The national farming body has asked the Federal Government to step on the gas over chemical assessments and to pump greater resources into helping the national chemical assessment regulator to assess chemicals being introduced to farms by gas companies.
Industrial chemicals used in the CSG industry were fast becoming a legal issue for farmers who had statutory requirements to sign vendor declaration forms for livestock and other commodities produced on their land.
“Farmers need to be assured that the chemicals that come into contact with commodities on their farms are suitable for contact with agricultural produce, and the relevant withholding period has been enacted,” NFF said in its recent 2012 federal budget submission.
The NFF said a lag had developed in the assessment of chemicals, with the under-resourced National Industrial Chemicals Notification and Assessment Scheme labouring under the burden of trying to manage assessments for tens of thousands of existing and new chemicals.
The peak farmer council wants the Federal Government to provide greater resources to the NICNAS to allow it to fast track the assessment of all chemicals used in the CSG, underground coal gasification and underground geothermal energy industries, and how mixes of those chemicals interact.
Its submission also calls for the Government to develop national guidelines to govern payments to landholders for land accessed by CSG projects, and to develop communications materials that address community concerns related to CSG developments, such as how proponents deal with issues around water quality, water quantity and the structural integrity of groundwater systems.

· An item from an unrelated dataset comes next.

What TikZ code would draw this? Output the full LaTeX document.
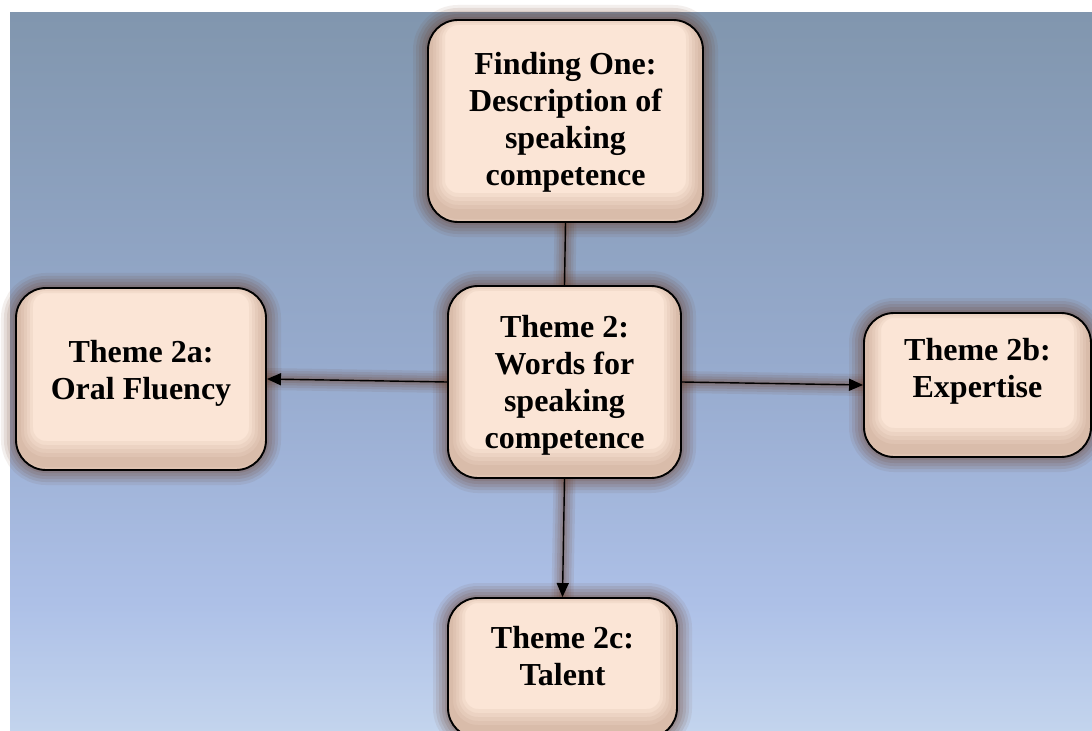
\documentclass[tikz,border=0pt]{standalone}
\usepackage{fontspec}
\setmainfont{Liberation Serif}
\usetikzlibrary{arrows.meta}
\definecolor{boxfill}{HTML}{FBE5D6}
\definecolor{glowc}{HTML}{6A3A22}
\definecolor{innerc}{HTML}{7A4A30}
\definecolor{bgT}{HTML}{8196AE}
\definecolor{bgM}{HTML}{97ABCE}
\definecolor{bgMM}{HTML}{ADC0E7}
\definecolor{bgB}{HTML}{C3D4ED}
\pgfdeclareverticalshading{bgshade}{100bp}{color(0bp)=(bgB); color(25bp)=(bgB); color(34bp)=(bgMM); color(50bp)=(bgM); color(75bp)=(bgT); color(100bp)=(bgT)}
\pgfdeclarelayer{bglayer}
\pgfdeclarelayer{glowlayer}
\pgfsetlayers{bglayer,glowlayer,main}
\begin{document}
\begin{tikzpicture}[x=1bp,y=-1bp,
  box/.style={draw=black, line width=1.9bp, fill=boxfill, rounded corners=30bp, inner sep=0pt,
    preaction={draw=glowc, draw opacity=0.08, line width=30bp},
    preaction={draw=glowc, draw opacity=0.10, line width=24bp},
    preaction={draw=glowc, draw opacity=0.11, line width=18bp},
    preaction={draw=glowc, draw opacity=0.12, line width=12bp},
    preaction={draw=glowc, draw opacity=0.14, line width=6bp},
    path picture={
      \foreach \w/\s in {34/12,28/11,22/10,16/9,10/8}{
        \draw[innerc, opacity=0.055, line width=\w bp, rounded corners=30bp]
          ([yshift=\s bp]path picture bounding box.south west) rectangle ([yshift=\s bp]path picture bounding box.north east);
      }
    }},
  lbl/.style={align=center, font=\fontsize{32bp}{37bp}\selectfont\bfseries, inner sep=0pt},
  conn/.style={line width=1.4bp, draw=black},
  arr/.style={conn, -{Triangle[length=14bp,width=12bp]}},
  cglow/.style={draw=glowc, line cap=round}
]
\useasboundingbox (0,0) rectangle (1092,731);
\begin{pgfonlayer}{bglayer}
  \fill[white] (0,0) rectangle (1092,731);
  \shade[shading=bgshade] (10,13) rectangle (1092,731);
\end{pgfonlayer}

% boxes
\node[box, minimum width=275bp, minimum height=202bp] (f1) at (565.5,121) {};
\node[box, minimum width=233bp, minimum height=192bp] (c) at (564.5,382) {};
\node[box, minimum width=250bp, minimum height=182bp] (l) at (141,379) {};
\node[box, minimum width=227bp, minimum height=144bp] (r) at (977.5,385) {};
\node[box, minimum width=229bp, minimum height=140bp] (b) at (562.5,668) {};

% labels
\node[lbl] (f1t) at (565.5,122) {Finding One:\\Description of\\speaking\\competence};
\node[lbl] (ct) at (564.5,385) {Theme 2:\\Words for\\speaking\\competence};
\node[lbl] (lt) at (141,373) {Theme 2a:\\Oral Fluency};
\node[lbl] (rt) at (977.5,371) {Theme 2b:\\Expertise};
\node[lbl] (bt) at (562.5,656.5) {Theme 2c:\\Talent};

% connector glows
\begin{pgfonlayer}{glowlayer}
  \foreach \w/\o in {22/0.09,17/0.10,12/0.12,7/0.14,3/0.16}{
    \draw[cglow, line width=\w bp, draw opacity=\o] (f1.south) -- (c.north);
    \draw[cglow, line width=\w bp, draw opacity=\o] (c.west) -- (l.east);
    \draw[cglow, line width=\w bp, draw opacity=\o] (c.east) -- (r.west);
    \draw[cglow, line width=\w bp, draw opacity=\o] (c.south) -- (b.north);
  }
\end{pgfonlayer}

% connectors
\draw[conn] (f1.south) -- (c.north);
\draw[arr] (c.west) -- (l.east);
\draw[arr] (c.east) -- (r.west);
\draw[arr] (c.south) -- (b.north);
\end{tikzpicture}
\end{document}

The NFF said it welcomed the Government’s announcement made in November last year to establish a $150m Independent Scientific Expert Committee to look at the impacts of CSG and coal mining projects and to ensure informed project approval decisions were made based on scientific evidence.
“This is a very welcome move and something communities across affected areas have long called for.”
Asked yesterday if protocols had or were being developed around the use of chemicals by CSG companies on cattle properties, the Cattle Council of Australia told Beef Central it had not discussed the issue.